#### PROBLEM TO SOLVE:
Starting with the first line of the listing, quote each line exactly until and including the one with "var rad = d3.scaleLinear().domain([0, 100]).range([0, dialR]);", leaving pictures out.

· · · · · · ·

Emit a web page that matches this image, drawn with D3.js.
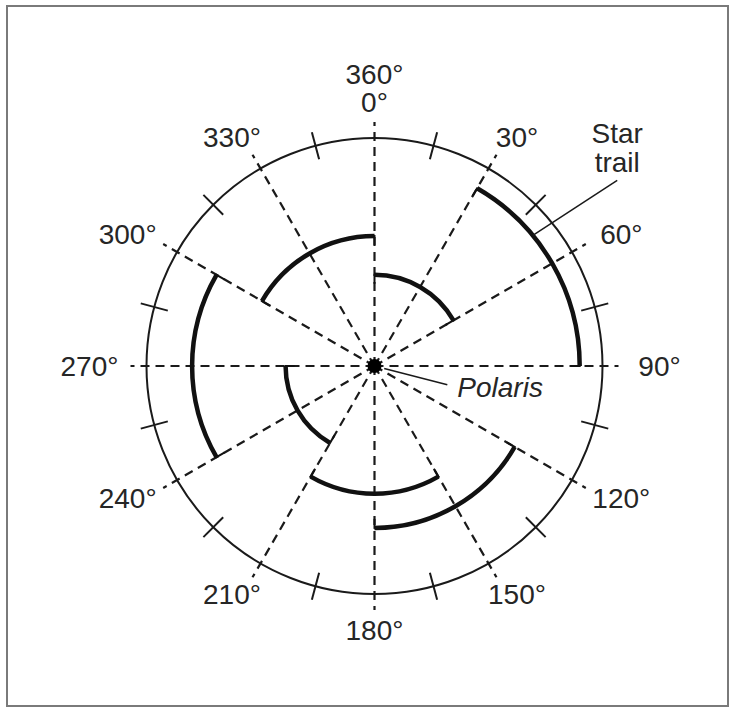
<!DOCTYPE html>
<html>
<head>
<meta charset="utf-8">
<script src="https://cdn.jsdelivr.net/npm/d3@7"></script>
<style>
  body { margin: 0; background: #fff; }
  text { font-family: "Liberation Sans", Arial, Helvetica, sans-serif; fill: #262626; }
</style>
</head>
<body>
<script>
// Star trails: start / end angle in degrees (clockwise from 0° at top),
// radius in percent of the dial radius
var trailStart  = [30, 120, 150, 240, 210, 300, 0];
var trailEnd    = [90, 180, 210, 300, 270, 360, 60];
var trailRadius = [90, 71, 56, 80, 39, 57, 40];

// Dashed spokes, crossing ticks and degree labels
var spokeAngles = [0, 30, 60, 90, 120, 150, 180, 210, 240, 270, 300, 330];
var tickAngles  = [15, 45, 75, 105, 135, 165, 195, 225, 255, 285, 315, 345];
var labelAngles = [0, 30, 60, 90, 120, 150, 180, 210, 240, 270, 300, 330];
var labelText   = [["360°", "0°"], ["30°"], ["60°"], ["90°"], ["120°"], ["150°"],
                   ["180°"], ["210°"], ["240°"], ["270°"], ["300°"], ["330°"]];

// Callouts: [angle, radius %] of the leader ends
var polarisLeader = [[105, 4.4], [104.5, 33]];
var trailLeader   = [[50.5, 90], [52.6, 134]];

var width = 735, height = 710;
var cx = 374.5, cy = 366, dialR = 228;

var svg = d3.select("body").append("svg")
    .attr("width", width)
    .attr("height", height);

// scales
var ang = d3.scaleLinear().domain([0, 360]).range([0, 2 * Math.PI]);
var rad = d3.scaleLinear().domain([0, 100]).range([0, dialR]);

// polar -> screen, r in pixels
function px(deg, r) { return cx + r * Math.sin(ang(deg)); }
function py(deg, r) { return cy - r * Math.cos(ang(deg)); }

// frame
svg.append("rect")
    .attr("x", 7).attr("y", 6)
    .attr("width", 721).attr("height", 700)
    .style("fill", "none")
    .style("stroke", "#7a7a7a")
    .style("stroke-width", 2);

// dashed spokes from Polaris out past the dial
svg.selectAll(".spoke")
  .data(spokeAngles)
  .enter().append("line")
    .attr("class", "spoke")
    .attr("x1", cx).attr("y1", cy)
    .attr("x2", function(d) { return px(d, dialR + 16); })
    .attr("y2", function(d) { return py(d, dialR + 16); })
    .style("stroke", "#1a1a1a")
    .style("stroke-width", 2.2)
    .style("stroke-dasharray", "9,6");

// dial
svg.append("circle")
    .attr("cx", cx).attr("cy", cy).attr("r", rad(100))
    .style("fill", "none")
    .style("stroke", "#1a1a1a")
    .style("stroke-width", 2);

svg.selectAll(".tick")
  .data(tickAngles)
  .enter().append("line")
    .attr("class", "tick")
    .attr("x1", function(d) { return px(d, dialR - 14); })
    .attr("y1", function(d) { return py(d, dialR - 14); })
    .attr("x2", function(d) { return px(d, dialR + 14); })
    .attr("y2", function(d) { return py(d, dialR + 14); })
    .style("stroke", "#1a1a1a")
    .style("stroke-width", 2);

// star trails
var trails = trailStart.map(function(s, i) {
  return { start: s, end: trailEnd[i], r: trailRadius[i] };
});

svg.selectAll(".trail")
  .data(trails)
  .enter().append("path")
    .attr("class", "trail")
    .attr("d", function(d) {
      var p = d3.path();
      p.arc(cx, cy, rad(d.r), ang(d.start) - Math.PI / 2, ang(d.end) - Math.PI / 2);
      return p.toString();
    })
    .style("fill", "none")
    .style("stroke", "#111")
    .style("stroke-width", 4.5);

// little end caps pointing in toward Polaris
var caps = [];
trails.forEach(function(t) {
  caps.push({ a: t.start, r: t.r });
  caps.push({ a: t.end, r: t.r });
});

svg.selectAll(".cap")
  .data(caps)
  .enter().append("line")
    .attr("class", "cap")
    .attr("x1", function(d) { return px(d.a, rad(d.r) + 1); })
    .attr("y1", function(d) { return py(d.a, rad(d.r) + 1); })
    .attr("x2", function(d) { return px(d.a, rad(d.r) - 9); })
    .attr("y2", function(d) { return py(d.a, rad(d.r) - 9); })
    .style("stroke", "#111")
    .style("stroke-width", 2);

// Polaris
svg.append("circle")
    .attr("cx", cx).attr("cy", cy).attr("r", 7)
    .style("fill", "#000");

// callout leaders
[polarisLeader, trailLeader].forEach(function(l) {
  svg.append("line")
      .attr("x1", px(l[0][0], rad(l[0][1])))
      .attr("y1", py(l[0][0], rad(l[0][1])))
      .attr("x2", px(l[1][0], rad(l[1][1])))
      .attr("y2", py(l[1][0], rad(l[1][1])))
      .style("stroke", "#1a1a1a")
      .style("stroke-width", 1.5);
});

var pEndX = px(polarisLeader[1][0], rad(polarisLeader[1][1]));
var pEndY = py(polarisLeader[1][0], rad(polarisLeader[1][1]));
svg.append("text")
    .attr("x", pEndX + 10)
    .attr("y", pEndY + 12)
    .style("font-size", "28px")
    .style("font-style", "italic")
    .text("Polaris");

var tEndX = px(trailLeader[1][0], rad(trailLeader[1][1]));
var tEndY = py(trailLeader[1][0], rad(trailLeader[1][1]));
svg.append("text")
    .attr("x", tEndX).attr("y", tEndY - 37)
    .style("font-size", "28px")
    .style("text-anchor", "middle")
    .text("Star");
svg.append("text")
    .attr("x", tEndX).attr("y", tEndY - 8)
    .style("font-size", "28px")
    .style("text-anchor", "middle")
    .text("trail");

// degree labels, placed on an ellipse around the dial
var labelRx = 285, labelRy = 264;
labelAngles.forEach(function(a, i) {
  var lines = labelText[i];
  var x = cx + labelRx * Math.sin(ang(a));
  var y = cy - labelRy * Math.cos(ang(a));
  var t = svg.append("text")
      .attr("x", x).attr("y", y)
      .style("font-size", "28px")
      .style("text-anchor", "middle");
  lines.forEach(function(s, j) {
    t.append("tspan")
        .attr("x", x)
        .attr("y", y + (j - (lines.length - 1)) * 28)
        .attr("dy", "0.35em")
        .text(s);
  });
});
</script>
</body>
</html>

· · · · · · ·

#### TASK ANSWER:
Emit a web page that matches this image, drawn with D3.js.
<!DOCTYPE html>
<html>
<head>
<meta charset="utf-8">
<script src="https://cdn.jsdelivr.net/npm/d3@7"></script>
<style>
  body { margin: 0; background: #fff; }
  text { font-family: "Liberation Sans", Arial, Helvetica, sans-serif; fill: #262626; }
</style>
</head>
<body>
<script>
// Star trails: start / end angle in degrees (clockwise from 0° at top),
// radius in percent of the dial radius
var trailStart  = [30, 120, 150, 240, 210, 300, 0];
var trailEnd    = [90, 180, 210, 300, 270, 360, 60];
var trailRadius = [90, 71, 56, 80, 39, 57, 40];

// Dashed spokes, crossing ticks and degree labels
var spokeAngles = [0, 30, 60, 90, 120, 150, 180, 210, 240, 270, 300, 330];
var tickAngles  = [15, 45, 75, 105, 135, 165, 195, 225, 255, 285, 315, 345];
var labelAngles = [0, 30, 60, 90, 120, 150, 180, 210, 240, 270, 300, 330];
var labelText   = [["360°", "0°"], ["30°"], ["60°"], ["90°"], ["120°"], ["150°"],
                   ["180°"], ["210°"], ["240°"], ["270°"], ["300°"], ["330°"]];

// Callouts: [angle, radius %] of the leader ends
var polarisLeader = [[105, 4.4], [104.5, 33]];
var trailLeader   = [[50.5, 90], [52.6, 134]];

var width = 735, height = 710;
var cx = 374.5, cy = 366, dialR = 228;

var svg = d3.select("body").append("svg")
    .attr("width", width)
    .attr("height", height);

// scales
var ang = d3.scaleLinear().domain([0, 360]).range([0, 2 * Math.PI]);
var rad = d3.scaleLinear().domain([0, 100]).range([0, dialR]);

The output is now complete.